* Information shown:
========
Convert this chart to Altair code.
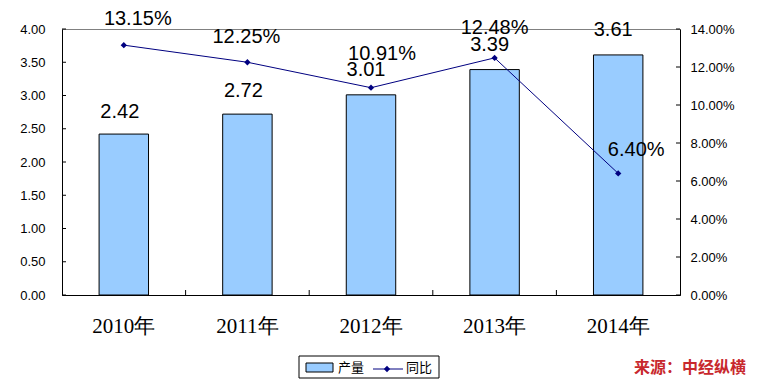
import altair as alt
import pandas as pd

years = ["2010年", "2011年", "2012年", "2013年", "2014年"]
output = [2.42, 2.72, 3.01, 3.39, 3.61]
growth = [0.1315, 0.1225, 0.1091, 0.1248, 0.0640]
output_labels = ["2.42", "2.72", "3.01", "3.39", "3.61"]
growth_labels = ["13.15%", "12.25%", "10.91%", "12.48%", "6.40%"]
left_ticks = [0, 0.5, 1.0, 1.5, 2.0, 2.5, 3.0, 3.5, 4.0]
right_ticks = [0, 0.02, 0.04, 0.06, 0.08, 0.10, 0.12, 0.14]
legend_names = ["产量", "同比"]
source_text = "来源：中经纵横"

W, H = 618, 266
NAVY = "#000080"
BAR = "#99CCFF"
SANS = "Liberation Sans"

# label nudges (pixels) as placed in the original chart
bar_label_nudge = [(-4, -12), (-4, -13), (-5, -15), (-5, -15), (-5, -15)]
growth_label_nudge = [(14, -16), (-1, -15), (11, -24), (0, -20), (18, -13)]

df = pd.DataFrame({"year": years, "output": output, "growth": growth,
                   "olab": output_labels, "glab": growth_labels})
lt = pd.DataFrame({"v": left_ticks})
rt = pd.DataFrame({"v": right_ticks})
bounds = pd.DataFrame({"year": years[1:]})
one = pd.DataFrame({"k": [0]})

xs = alt.Scale(domain=years, paddingInner=0, paddingOuter=0)
x_axis = alt.Axis(title=None, labelAngle=0, ticks=False, domainColor="black",
                  labelFont="Liberation Serif", labelFontSize=21, labelColor="black",
                  labelPadding=20, labelOverlap=False)
yl_scale = alt.Scale(domain=[0, 4], nice=False)
yr_scale = alt.Scale(domain=[0, 0.14], nice=False)
yl_axis = alt.Axis(title=None, values=left_ticks, format=".2f", ticks=False,
                   grid=False, domainColor="black", labelFont=SANS,
                   labelFontSize=13, labelColor="black", labelPadding=17,
                   labelOverlap=False, labelFlush=False, orient="left")
yr_axis = alt.Axis(title=None, values=right_ticks, format=".2%", ticks=False,
                   grid=False, domainColor="black", labelFont=SANS,
                   labelFontSize=13, labelColor="black", labelPadding=10,
                   labelOverlap=False, labelFlush=False, orient="right")

X = alt.X("year:N", scale=xs, axis=x_axis, sort=years)

bars = alt.Chart(df).mark_bar(width=alt.RelativeBandSize(0.4), fill=BAR,
                              stroke="black", strokeWidth=1).encode(
    x=X, y=alt.Y("output:Q", scale=yl_scale, axis=yl_axis))
bar_texts = [
    alt.Chart(df).transform_filter(alt.datum.year == years[i]).mark_text(
        font=SANS, fontSize=20, color="black", baseline="bottom",
        dx=bar_label_nudge[i][0], dy=bar_label_nudge[i][1]).encode(
        x=X, y=alt.Y("output:Q", scale=yl_scale, axis=yl_axis), text="olab:N")
    for i in range(len(years))
]
lticks = alt.Chart(lt).mark_rule(color="black", strokeWidth=1).encode(
    y=alt.Y("v:Q", scale=yl_scale, axis=yl_axis), x=alt.value(0), x2=alt.value(4))
xticks = alt.Chart(bounds).mark_rule(color="black", strokeWidth=1).encode(
    x=alt.X("year:N", scale=xs, axis=x_axis, sort=years, bandPosition=0),
    y=alt.value(H - 5), y2=alt.value(H))

left = alt.layer(bars, *bar_texts, lticks, xticks)

line = alt.Chart(df).mark_line(color=NAVY, strokeWidth=1).encode(
    x=X, y=alt.Y("growth:Q", scale=yr_scale, axis=yr_axis))
pts = alt.Chart(df).mark_point(shape="diamond", filled=True, color=NAVY, size=40,
                               opacity=1).encode(
    x=X, y=alt.Y("growth:Q", scale=yr_scale, axis=yr_axis))
line_texts = [
    alt.Chart(df).transform_filter(alt.datum.year == years[i]).mark_text(
        font=SANS, fontSize=20, color="black", baseline="bottom",
        dx=growth_label_nudge[i][0], dy=growth_label_nudge[i][1]).encode(
        x=X, y=alt.Y("growth:Q", scale=yr_scale, axis=yr_axis), text="glab:N")
    for i in range(len(years))
]
rticks = alt.Chart(rt).mark_rule(color="black", strokeWidth=1).encode(
    y=alt.Y("v:Q", scale=yr_scale, axis=yr_axis), x=alt.value(W - 4), x2=alt.value(W))

right = alt.layer(line, pts, *line_texts, rticks)

# legend
lg_box = alt.Chart(one).mark_rect(fill="white", stroke="black", strokeWidth=1).encode(
    x=alt.value(237), x2=alt.value(377), y=alt.value(327), y2=alt.value(349))
lg_sw = alt.Chart(one).mark_rect(fill=BAR, stroke="black", strokeWidth=1).encode(
    x=alt.value(244), x2=alt.value(271), y=alt.value(334), y2=alt.value(343))
lg_t1 = alt.Chart(one).mark_text(text=legend_names[0], font="Noto Sans CJK SC",
                                 fontSize=13, align="left", baseline="middle",
                                 color="black").encode(x=alt.value(276), y=alt.value(339))
lg_ln = alt.Chart(one).mark_rule(color=NAVY, strokeWidth=1).encode(
    x=alt.value(311), x2=alt.value(341), y=alt.value(340))
lg_pt = alt.Chart(one).mark_point(shape="diamond", filled=True, color=NAVY, size=40,
                                  opacity=1).encode(x=alt.value(325), y=alt.value(340))
lg_t2 = alt.Chart(one).mark_text(text=legend_names[1], font="Noto Sans CJK SC",
                                 fontSize=13, align="left", baseline="middle",
                                 color="black").encode(x=alt.value(344), y=alt.value(339))
src = alt.Chart(one).mark_text(text=source_text, font="Noto Sans CJK SC", fontSize=16,
                               fontWeight="bold", align="right", baseline="bottom",
                               color="#C8282D").encode(x=alt.value(684), y=alt.value(347))

deco = alt.layer(lg_box, lg_sw, lg_t1, lg_ln, lg_pt, lg_t2, src)

chart = alt.layer(left, right, deco).resolve_scale(y="independent").properties(
    width=W, height=H,
    autosize=alt.AutoSizeParams(type="none"),
    padding={"left": 54, "top": 21, "right": 70, "bottom": 85},
    background="white",
).configure_view(stroke="#808080", strokeWidth=1).configure_axis(labelOverlap=False)

chart.save("out.html", embed_options={"renderer": "svg", "actions": False})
========
* What the exercise asks: Return the material word for word. Pictures are not part of the copy.

* Answer for this exercise:
Convert this chart to Altair code.
import altair as alt
import pandas as pd

years = ["2010年", "2011年", "2012年", "2013年", "2014年"]
output = [2.42, 2.72, 3.01, 3.39, 3.61]
growth = [0.1315, 0.1225, 0.1091, 0.1248, 0.0640]
output_labels = ["2.42", "2.72", "3.01", "3.39", "3.61"]
growth_labels = ["13.15%", "12.25%", "10.91%", "12.48%", "6.40%"]
left_ticks = [0, 0.5, 1.0, 1.5, 2.0, 2.5, 3.0, 3.5, 4.0]
right_ticks = [0, 0.02, 0.04, 0.06, 0.08, 0.10, 0.12, 0.14]
legend_names = ["产量", "同比"]
source_text = "来源：中经纵横"

W, H = 618, 266
NAVY = "#000080"
BAR = "#99CCFF"
SANS = "Liberation Sans"

# label nudges (pixels) as placed in the original chart
bar_label_nudge = [(-4, -12), (-4, -13), (-5, -15), (-5, -15), (-5, -15)]
growth_label_nudge = [(14, -16), (-1, -15), (11, -24), (0, -20), (18, -13)]

df = pd.DataFrame({"year": years, "output": output, "growth": growth,
                   "olab": output_labels, "glab": growth_labels})
lt = pd.DataFrame({"v": left_ticks})
rt = pd.DataFrame({"v": right_ticks})
bounds = pd.DataFrame({"year": years[1:]})
one = pd.DataFrame({"k": [0]})

xs = alt.Scale(domain=years, paddingInner=0, paddingOuter=0)
x_axis = alt.Axis(title=None, labelAngle=0, ticks=False, domainColor="black",
                  labelFont="Liberation Serif", labelFontSize=21, labelColor="black",
                  labelPadding=20, labelOverlap=False)
yl_scale = alt.Scale(domain=[0, 4], nice=False)
yr_scale = alt.Scale(domain=[0, 0.14], nice=False)
yl_axis = alt.Axis(title=None, values=left_ticks, format=".2f", ticks=False,
                   grid=False, domainColor="black", labelFont=SANS,
                   labelFontSize=13, labelColor="black", labelPadding=17,
                   labelOverlap=False, labelFlush=False, orient="left")
yr_axis = alt.Axis(title=None, values=right_ticks, format=".2%", ticks=False,
                   grid=False, domainColor="black", labelFont=SANS,
                   labelFontSize=13, labelColor="black", labelPadding=10,
                   labelOverlap=False, labelFlush=False, orient="right")

X = alt.X("year:N", scale=xs, axis=x_axis, sort=years)

bars = alt.Chart(df).mark_bar(width=alt.RelativeBandSize(0.4), fill=BAR,
                              stroke="black", strokeWidth=1).encode(
    x=X, y=alt.Y("output:Q", scale=yl_scale, axis=yl_axis))
bar_texts = [
    alt.Chart(df).transform_filter(alt.datum.year == years[i]).mark_text(
        font=SANS, fontSize=20, color="black", baseline="bottom",
        dx=bar_label_nudge[i][0], dy=bar_label_nudge[i][1]).encode(
        x=X, y=alt.Y("output:Q", scale=yl_scale, axis=yl_axis), text="olab:N")
    for i in range(len(years))
]
lticks = alt.Chart(lt).mark_rule(color="black", strokeWidth=1).encode(
    y=alt.Y("v:Q", scale=yl_scale, axis=yl_axis), x=alt.value(0), x2=alt.value(4))
xticks = alt.Chart(bounds).mark_rule(color="black", strokeWidth=1).encode(
    x=alt.X("year:N", scale=xs, axis=x_axis, sort=years, bandPosition=0),
    y=alt.value(H - 5), y2=alt.value(H))

left = alt.layer(bars, *bar_texts, lticks, xticks)

line = alt.Chart(df).mark_line(color=NAVY, strokeWidth=1).encode(
    x=X, y=alt.Y("growth:Q", scale=yr_scale, axis=yr_axis))
pts = alt.Chart(df).mark_point(shape="diamond", filled=True, color=NAVY, size=40,
                               opacity=1).encode(
    x=X, y=alt.Y("growth:Q", scale=yr_scale, axis=yr_axis))
line_texts = [
    alt.Chart(df).transform_filter(alt.datum.year == years[i]).mark_text(
        font=SANS, fontSize=20, color="black", baseline="bottom",
        dx=growth_label_nudge[i][0], dy=growth_label_nudge[i][1]).encode(
        x=X, y=alt.Y("growth:Q", scale=yr_scale, axis=yr_axis), text="glab:N")
    for i in range(len(years))
]
rticks = alt.Chart(rt).mark_rule(color="black", strokeWidth=1).encode(
    y=alt.Y("v:Q", scale=yr_scale, axis=yr_axis), x=alt.value(W - 4), x2=alt.value(W))

right = alt.layer(line, pts, *line_texts, rticks)

# legend
lg_box = alt.Chart(one).mark_rect(fill="white", stroke="black", strokeWidth=1).encode(
    x=alt.value(237), x2=alt.value(377), y=alt.value(327), y2=alt.value(349))
lg_sw = alt.Chart(one).mark_rect(fill=BAR, stroke="black", strokeWidth=1).encode(
    x=alt.value(244), x2=alt.value(271), y=alt.value(334), y2=alt.value(343))
lg_t1 = alt.Chart(one).mark_text(text=legend_names[0], font="Noto Sans CJK SC",
                                 fontSize=13, align="left", baseline="middle",
                                 color="black").encode(x=alt.value(276), y=alt.value(339))
lg_ln = alt.Chart(one).mark_rule(color=NAVY, strokeWidth=1).encode(
    x=alt.value(311), x2=alt.value(341), y=alt.value(340))
lg_pt = alt.Chart(one).mark_point(shape="diamond", filled=True, color=NAVY, size=40,
                                  opacity=1).encode(x=alt.value(325), y=alt.value(340))
lg_t2 = alt.Chart(one).mark_text(text=legend_names[1], font="Noto Sans CJK SC",
                                 fontSize=13, align="left", baseline="middle",
                                 color="black").encode(x=alt.value(344), y=alt.value(339))
src = alt.Chart(one).mark_text(text=source_text, font="Noto Sans CJK SC", fontSize=16,
                               fontWeight="bold", align="right", baseline="bottom",
                               color="#C8282D").encode(x=alt.value(684), y=alt.value(347))

deco = alt.layer(lg_box, lg_sw, lg_t1, lg_ln, lg_pt, lg_t2, src)

chart = alt.layer(left, right, deco).resolve_scale(y="independent").properties(
    width=W, height=H,
    autosize=alt.AutoSizeParams(type="none"),
    padding={"left": 54, "top": 21, "right": 70, "bottom": 85},
    background="white",
).configure_view(stroke="#808080", strokeWidth=1).configure_axis(labelOverlap=False)

chart.save("out.html", embed_options={"renderer": "svg", "actions": False})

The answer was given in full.